YOUR OBJECTIVE —
Make an exact copy of the data below, leaving out every picture.

MATERIAL PROVIDED —

'''

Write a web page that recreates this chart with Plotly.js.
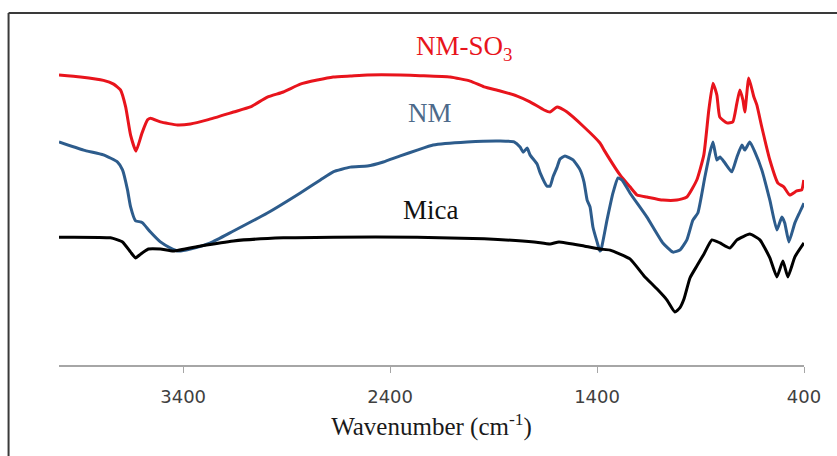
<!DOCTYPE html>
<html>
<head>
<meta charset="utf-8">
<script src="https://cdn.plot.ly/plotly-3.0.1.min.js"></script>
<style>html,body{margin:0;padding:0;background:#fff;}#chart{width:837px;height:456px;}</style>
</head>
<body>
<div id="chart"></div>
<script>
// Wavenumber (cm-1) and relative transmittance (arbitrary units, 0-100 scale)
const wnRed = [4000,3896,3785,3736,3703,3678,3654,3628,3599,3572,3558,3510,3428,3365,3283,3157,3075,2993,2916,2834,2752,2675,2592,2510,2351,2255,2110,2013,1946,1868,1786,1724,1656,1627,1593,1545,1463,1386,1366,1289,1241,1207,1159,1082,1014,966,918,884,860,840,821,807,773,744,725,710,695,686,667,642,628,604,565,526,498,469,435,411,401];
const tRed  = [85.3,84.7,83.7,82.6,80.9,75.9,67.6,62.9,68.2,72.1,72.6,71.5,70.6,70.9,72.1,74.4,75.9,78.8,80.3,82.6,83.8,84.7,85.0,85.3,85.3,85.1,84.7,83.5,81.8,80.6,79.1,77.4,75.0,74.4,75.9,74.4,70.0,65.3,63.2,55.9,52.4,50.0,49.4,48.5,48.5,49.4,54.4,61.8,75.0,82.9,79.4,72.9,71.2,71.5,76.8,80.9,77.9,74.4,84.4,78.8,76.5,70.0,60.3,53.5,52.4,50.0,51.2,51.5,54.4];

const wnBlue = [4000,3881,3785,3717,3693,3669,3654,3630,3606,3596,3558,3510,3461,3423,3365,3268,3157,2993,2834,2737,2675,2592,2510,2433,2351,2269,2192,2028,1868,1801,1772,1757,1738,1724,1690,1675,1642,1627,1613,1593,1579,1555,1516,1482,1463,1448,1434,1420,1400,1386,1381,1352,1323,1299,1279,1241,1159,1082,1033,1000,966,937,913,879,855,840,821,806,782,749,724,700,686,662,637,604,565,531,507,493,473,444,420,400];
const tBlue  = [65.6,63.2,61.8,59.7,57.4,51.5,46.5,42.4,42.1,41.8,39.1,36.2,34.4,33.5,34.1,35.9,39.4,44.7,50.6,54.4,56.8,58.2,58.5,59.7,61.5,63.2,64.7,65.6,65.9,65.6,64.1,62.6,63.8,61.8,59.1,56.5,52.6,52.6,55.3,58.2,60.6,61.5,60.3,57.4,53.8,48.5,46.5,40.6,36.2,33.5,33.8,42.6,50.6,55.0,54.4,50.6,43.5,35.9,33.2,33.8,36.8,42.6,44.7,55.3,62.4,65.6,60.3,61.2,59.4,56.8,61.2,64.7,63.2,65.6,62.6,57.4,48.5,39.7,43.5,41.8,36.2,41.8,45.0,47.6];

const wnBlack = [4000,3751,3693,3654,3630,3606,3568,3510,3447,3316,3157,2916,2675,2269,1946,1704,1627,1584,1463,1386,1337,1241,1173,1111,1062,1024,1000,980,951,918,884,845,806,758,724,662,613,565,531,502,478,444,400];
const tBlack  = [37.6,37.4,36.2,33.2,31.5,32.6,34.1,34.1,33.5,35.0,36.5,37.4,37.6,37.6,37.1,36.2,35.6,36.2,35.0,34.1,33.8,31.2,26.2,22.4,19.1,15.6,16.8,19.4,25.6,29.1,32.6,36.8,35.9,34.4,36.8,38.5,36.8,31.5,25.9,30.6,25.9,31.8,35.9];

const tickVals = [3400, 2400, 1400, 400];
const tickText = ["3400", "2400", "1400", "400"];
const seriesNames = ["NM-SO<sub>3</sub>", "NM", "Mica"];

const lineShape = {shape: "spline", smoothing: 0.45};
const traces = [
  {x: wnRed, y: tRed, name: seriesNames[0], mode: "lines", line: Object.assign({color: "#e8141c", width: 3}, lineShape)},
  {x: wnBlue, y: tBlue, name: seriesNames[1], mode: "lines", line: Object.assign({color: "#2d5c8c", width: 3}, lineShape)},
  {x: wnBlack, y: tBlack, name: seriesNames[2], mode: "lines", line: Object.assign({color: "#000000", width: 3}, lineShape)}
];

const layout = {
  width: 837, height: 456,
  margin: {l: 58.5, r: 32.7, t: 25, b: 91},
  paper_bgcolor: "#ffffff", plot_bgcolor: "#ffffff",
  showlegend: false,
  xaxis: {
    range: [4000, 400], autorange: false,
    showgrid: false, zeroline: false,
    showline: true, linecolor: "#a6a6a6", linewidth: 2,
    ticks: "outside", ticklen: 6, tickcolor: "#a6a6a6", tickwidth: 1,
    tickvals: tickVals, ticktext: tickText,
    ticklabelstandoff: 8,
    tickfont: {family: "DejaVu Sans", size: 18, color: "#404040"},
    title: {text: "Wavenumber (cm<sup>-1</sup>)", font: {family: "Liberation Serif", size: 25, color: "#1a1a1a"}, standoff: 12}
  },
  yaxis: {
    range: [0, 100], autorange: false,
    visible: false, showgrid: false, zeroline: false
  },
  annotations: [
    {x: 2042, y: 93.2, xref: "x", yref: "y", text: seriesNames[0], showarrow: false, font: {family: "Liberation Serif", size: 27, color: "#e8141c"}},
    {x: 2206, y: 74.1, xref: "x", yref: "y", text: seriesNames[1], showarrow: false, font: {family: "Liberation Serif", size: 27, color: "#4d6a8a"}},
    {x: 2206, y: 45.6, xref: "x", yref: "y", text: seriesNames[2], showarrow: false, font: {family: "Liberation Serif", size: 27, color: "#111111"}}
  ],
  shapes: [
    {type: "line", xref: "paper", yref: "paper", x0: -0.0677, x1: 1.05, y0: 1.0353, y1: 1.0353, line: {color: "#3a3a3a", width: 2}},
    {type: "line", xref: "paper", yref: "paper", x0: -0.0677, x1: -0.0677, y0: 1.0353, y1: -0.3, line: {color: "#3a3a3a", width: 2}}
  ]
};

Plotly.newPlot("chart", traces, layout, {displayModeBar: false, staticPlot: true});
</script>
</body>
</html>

'''

RESPONSE BELOW —
Write a web page that recreates this chart with Plotly.js.
<!DOCTYPE html>
<html>
<head>
<meta charset="utf-8">
<script src="https://cdn.plot.ly/plotly-3.0.1.min.js"></script>
<style>html,body{margin:0;padding:0;background:#fff;}#chart{width:837px;height:456px;}</style>
</head>
<body>
<div id="chart"></div>
<script>
// Wavenumber (cm-1) and relative transmittance (arbitrary units, 0-100 scale)
const wnRed = [4000,3896,3785,3736,3703,3678,3654,3628,3599,3572,3558,3510,3428,3365,3283,3157,3075,2993,2916,2834,2752,2675,2592,2510,2351,2255,2110,2013,1946,1868,1786,1724,1656,1627,1593,1545,1463,1386,1366,1289,1241,1207,1159,1082,1014,966,918,884,860,840,821,807,773,744,725,710,695,686,667,642,628,604,565,526,498,469,435,411,401];
const tRed  = [85.3,84.7,83.7,82.6,80.9,75.9,67.6,62.9,68.2,72.1,72.6,71.5,70.6,70.9,72.1,74.4,75.9,78.8,80.3,82.6,83.8,84.7,85.0,85.3,85.3,85.1,84.7,83.5,81.8,80.6,79.1,77.4,75.0,74.4,75.9,74.4,70.0,65.3,63.2,55.9,52.4,50.0,49.4,48.5,48.5,49.4,54.4,61.8,75.0,82.9,79.4,72.9,71.2,71.5,76.8,80.9,77.9,74.4,84.4,78.8,76.5,70.0,60.3,53.5,52.4,50.0,51.2,51.5,54.4];

const wnBlue = [4000,3881,3785,3717,3693,3669,3654,3630,3606,3596,3558,3510,3461,3423,3365,3268,3157,2993,2834,2737,2675,2592,2510,2433,2351,2269,2192,2028,1868,1801,1772,1757,1738,1724,1690,1675,1642,1627,1613,1593,1579,1555,1516,1482,1463,1448,1434,1420,1400,1386,1381,1352,1323,1299,1279,1241,1159,1082,1033,1000,966,937,913,879,855,840,821,806,782,749,724,700,686,662,637,604,565,531,507,493,473,444,420,400];
const tBlue  = [65.6,63.2,61.8,59.7,57.4,51.5,46.5,42.4,42.1,41.8,39.1,36.2,34.4,33.5,34.1,35.9,39.4,44.7,50.6,54.4,56.8,58.2,58.5,59.7,61.5,63.2,64.7,65.6,65.9,65.6,64.1,62.6,63.8,61.8,59.1,56.5,52.6,52.6,55.3,58.2,60.6,61.5,60.3,57.4,53.8,48.5,46.5,40.6,36.2,33.5,33.8,42.6,50.6,55.0,54.4,50.6,43.5,35.9,33.2,33.8,36.8,42.6,44.7,55.3,62.4,65.6,60.3,61.2,59.4,56.8,61.2,64.7,63.2,65.6,62.6,57.4,48.5,39.7,43.5,41.8,36.2,41.8,45.0,47.6];

const wnBlack = [4000,3751,3693,3654,3630,3606,3568,3510,3447,3316,3157,2916,2675,2269,1946,1704,1627,1584,1463,1386,1337,1241,1173,1111,1062,1024,1000,980,951,918,884,845,806,758,724,662,613,565,531,502,478,444,400];
const tBlack  = [37.6,37.4,36.2,33.2,31.5,32.6,34.1,34.1,33.5,35.0,36.5,37.4,37.6,37.6,37.1,36.2,35.6,36.2,35.0,34.1,33.8,31.2,26.2,22.4,19.1,15.6,16.8,19.4,25.6,29.1,32.6,36.8,35.9,34.4,36.8,38.5,36.8,31.5,25.9,30.6,25.9,31.8,35.9];

const tickVals = [3400, 2400, 1400, 400];
const tickText = ["3400", "2400", "1400", "400"];
const seriesNames = ["NM-SO<sub>3</sub>", "NM", "Mica"];

const lineShape = {shape: "spline", smoothing: 0.45};
const traces = [
  {x: wnRed, y: tRed, name: seriesNames[0], mode: "lines", line: Object.assign({color: "#e8141c", width: 3}, lineShape)},
  {x: wnBlue, y: tBlue, name: seriesNames[1], mode: "lines", line: Object.assign({color: "#2d5c8c", width: 3}, lineShape)},
  {x: wnBlack, y: tBlack, name: seriesNames[2], mode: "lines", line: Object.assign({color: "#000000", width: 3}, lineShape)}
];

const layout = {
  width: 837, height: 456,
  margin: {l: 58.5, r: 32.7, t: 25, b: 91},
  paper_bgcolor: "#ffffff", plot_bgcolor: "#ffffff",
  showlegend: false,
  xaxis: {
    range: [4000, 400], autorange: false,
    showgrid: false, zeroline: false,
    showline: true, linecolor: "#a6a6a6", linewidth: 2,
    ticks: "outside", ticklen: 6, tickcolor: "#a6a6a6", tickwidth: 1,
    tickvals: tickVals, ticktext: tickText,
    ticklabelstandoff: 8,
    tickfont: {family: "DejaVu Sans", size: 18, color: "#404040"},
    title: {text: "Wavenumber (cm<sup>-1</sup>)", font: {family: "Liberation Serif", size: 25, color: "#1a1a1a"}, standoff: 12}
  },
  yaxis: {
    range: [0, 100], autorange: false,
    visible: false, showgrid: false, zeroline: false
  },
  annotations: [
    {x: 2042, y: 93.2, xref: "x", yref: "y", text: seriesNames[0], showarrow: false, font: {family: "Liberation Serif", size: 27, color: "#e8141c"}},
    {x: 2206, y: 74.1, xref: "x", yref: "y", text: seriesNames[1], showarrow: false, font: {family: "Liberation Serif", size: 27, color: "#4d6a8a"}},
    {x: 2206, y: 45.6, xref: "x", yref: "y", text: seriesNames[2], showarrow: false, font: {family: "Liberation Serif", size: 27, color: "#111111"}}
  ],
  shapes: [
    {type: "line", xref: "paper", yref: "paper", x0: -0.0677, x1: 1.05, y0: 1.0353, y1: 1.0353, line: {color: "#3a3a3a", width: 2}},
    {type: "line", xref: "paper", yref: "paper", x0: -0.0677, x1: -0.0677, y0: 1.0353, y1: -0.3, line: {color: "#3a3a3a", width: 2}}
  ]
};

Plotly.newPlot("chart", traces, layout, {displayModeBar: false, staticPlot: true});
</script>
</body>
</html>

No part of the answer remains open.